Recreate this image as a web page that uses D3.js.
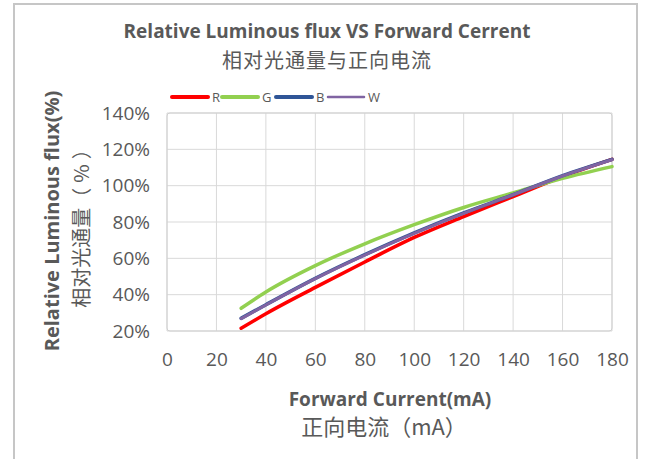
<!DOCTYPE html>
<html>
<head>
<meta charset="utf-8">
<script src="https://cdn.jsdelivr.net/npm/d3@7"></script>
<style>
  body { margin: 0; background: #fff; }
  text { fill: #595959; }
</style>
</head>
<body>
<div id="chart"></div>
<script>
// data
var current = [30, 40, 60, 80, 100, 120, 140, 160, 180];
var fluxR = [21.5, 29.5, 44, 58, 71.5, 83, 94, 105, 114.5];
var fluxG = [32.5, 41.5, 56, 68, 78.5, 88, 96, 104, 110.5];
var fluxB = [27, 34.5, 49, 62, 74, 85, 95, 105.5, 114.5];
var fluxW = [26.8, 34.3, 48.8, 61.8, 73.8, 84.8, 95, 105.3, 114.3];
var xTicks = [0, 20, 40, 60, 80, 100, 120, 140, 160, 180];
var yTicks = [20, 40, 60, 80, 100, 120, 140];

var seriesNames = ['R', 'G', 'B', 'W'];
var seriesColors = ['#ff0000', '#92d050', '#2f5597', '#8064a2'];
var seriesWidths = [3.5, 3.5, 3.5, 3];

var widthCont = 645, heightCont = 459;
var margin = {top: 113, right: 33, bottom: 128, left: 167};
var width = widthCont - margin.left - margin.right,
    height = heightCont - margin.top - margin.bottom;

var latin = '"Open Sans", "Noto Sans", sans-serif',
    cjk = '"Noto Sans CJK SC", sans-serif';

var svg = d3.select('#chart').append('svg')
  .attr('width', widthCont)
  .attr('height', heightCont);

// outer chart frame
svg.append('rect')
  .attr('x', 14).attr('y', 4)
  .attr('width', 623).attr('height', 470)
  .attr('fill', 'none')
  .attr('stroke', '#c6c6c6')
  .attr('stroke-width', 2);

var x = d3.scaleLinear().domain([0, 180]).range([0, width]);
var y = d3.scaleLinear().domain([20, 140]).range([height, 0]);

var g = svg.append('g').attr('transform', 'translate(' + margin.left + ',' + margin.top + ')');

// grid
g.selectAll('.hgrid').data(yTicks).enter().append('line')
  .attr('x1', 0).attr('x2', width)
  .attr('y1', function(d){ return y(d); }).attr('y2', function(d){ return y(d); })
  .attr('stroke', '#d9d9d9').attr('stroke-width', 1);

g.selectAll('.vgrid').data(xTicks).enter().append('line')
  .attr('x1', function(d){ return x(d); }).attr('x2', function(d){ return x(d); })
  .attr('y1', 0).attr('y2', height)
  .attr('stroke', '#d9d9d9').attr('stroke-width', 1);

g.append('rect')
  .attr('width', width).attr('height', height)
  .attr('rx', 3)
  .attr('fill', 'none')
  .attr('stroke', '#d0d0d0').attr('stroke-width', 1);

// axes (labels only)
var xAxis = g.append('g')
  .attr('transform', 'translate(0,' + height + ')')
  .call(d3.axisBottom(x).tickValues(xTicks).tickSize(0).tickPadding(22));
var yAxis = g.append('g')
  .call(d3.axisLeft(y).tickValues(yTicks).tickSize(0).tickPadding(17)
    .tickFormat(function(d){ return d + '%'; }));

[xAxis, yAxis].forEach(function(a){
  a.select('.domain').remove();
  a.selectAll('text')
    .style('font-family', latin)
    .style('font-size', '19px')
    .attr('fill', '#595959');
});

// lines
var allFlux = [fluxR, fluxG, fluxB, fluxW];
var line = d3.line()
  .x(function(d){ return x(d[0]); })
  .y(function(d){ return y(d[1]); })
  .curve(d3.curveMonotoneX);

allFlux.forEach(function(vals, i){
  g.append('path')
    .datum(current.map(function(c, j){ return [c, vals[j]]; }))
    .attr('d', line)
    .attr('fill', 'none')
    .attr('stroke', seriesColors[i])
    .attr('stroke-width', seriesWidths[i])
    .attr('stroke-linecap', 'round');
});

// legend
var legendX = [172, 222, 276, 328];
var legend = svg.append('g');
seriesNames.forEach(function(n, i){
  legend.append('line')
    .attr('x1', legendX[i]).attr('x2', legendX[i] + 36)
    .attr('y1', 97).attr('y2', 97)
    .attr('stroke', seriesColors[i])
    .attr('stroke-width', i === 3 ? 2.5 : 4)
    .attr('stroke-linecap', 'round');
  legend.append('text')
    .attr('x', legendX[i] + 40).attr('y', 102)
    .style('font-family', latin)
    .style('font-size', '13px')
    .text(n);
});

// titles
svg.append('text')
  .attr('x', 327).attr('y', 38)
  .attr('text-anchor', 'middle')
  .style('font-family', latin)
  .style('font-weight', 'bold')
  .style('font-size', '19px')
  .text('Relative Luminous flux VS Forward Cerrent');

svg.append('text')
  .attr('x', 327).attr('y', 68)
  .attr('text-anchor', 'middle')
  .style('font-family', cjk)
  .style('font-size', '20px')
  .style('letter-spacing', '1px')
  .text('相对光通量与正向电流');

svg.append('text')
  .attr('x', 390).attr('y', 406)
  .attr('text-anchor', 'middle')
  .style('font-family', latin)
  .style('font-weight', 'bold')
  .style('font-size', '19px')
  .text('Forward Current(mA)');

svg.append('text')
  .attr('x', 384).attr('y', 435)
  .attr('text-anchor', 'middle')
  .style('font-family', cjk)
  .style('font-size', '22px')
  .text('正向电流（mA）');

svg.append('text')
  .attr('transform', 'translate(59,221) rotate(-90)')
  .attr('text-anchor', 'middle')
  .style('font-family', latin)
  .style('font-weight', 'bold')
  .style('font-size', '20px')
  .text('Relative Luminous flux(%)');

var yCn = svg.append('text')
  .attr('transform', 'translate(89,221) rotate(-90)')
  .attr('text-anchor', 'middle')
  .style('font-family', cjk)
  .style('font-size', '20px');
yCn.append('tspan').text('相对光通量');
yCn.append('tspan').style('letter-spacing', '5px').text('（%）');
</script>
</body>
</html>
***
WHAT IS BEING ASKED -
Make an exact copy of the lines from the top of the material through the line with "var seriesWidths = [3.5, 3.5, 3.5, 3];", pictures excluded.

PROBLEM SOLUTION -
Recreate this image as a web page that uses D3.js.
<!DOCTYPE html>
<html>
<head>
<meta charset="utf-8">
<script src="https://cdn.jsdelivr.net/npm/d3@7"></script>
<style>
  body { margin: 0; background: #fff; }
  text { fill: #595959; }
</style>
</head>
<body>
<div id="chart"></div>
<script>
// data
var current = [30, 40, 60, 80, 100, 120, 140, 160, 180];
var fluxR = [21.5, 29.5, 44, 58, 71.5, 83, 94, 105, 114.5];
var fluxG = [32.5, 41.5, 56, 68, 78.5, 88, 96, 104, 110.5];
var fluxB = [27, 34.5, 49, 62, 74, 85, 95, 105.5, 114.5];
var fluxW = [26.8, 34.3, 48.8, 61.8, 73.8, 84.8, 95, 105.3, 114.3];
var xTicks = [0, 20, 40, 60, 80, 100, 120, 140, 160, 180];
var yTicks = [20, 40, 60, 80, 100, 120, 140];

var seriesNames = ['R', 'G', 'B', 'W'];
var seriesColors = ['#ff0000', '#92d050', '#2f5597', '#8064a2'];
var seriesWidths = [3.5, 3.5, 3.5, 3];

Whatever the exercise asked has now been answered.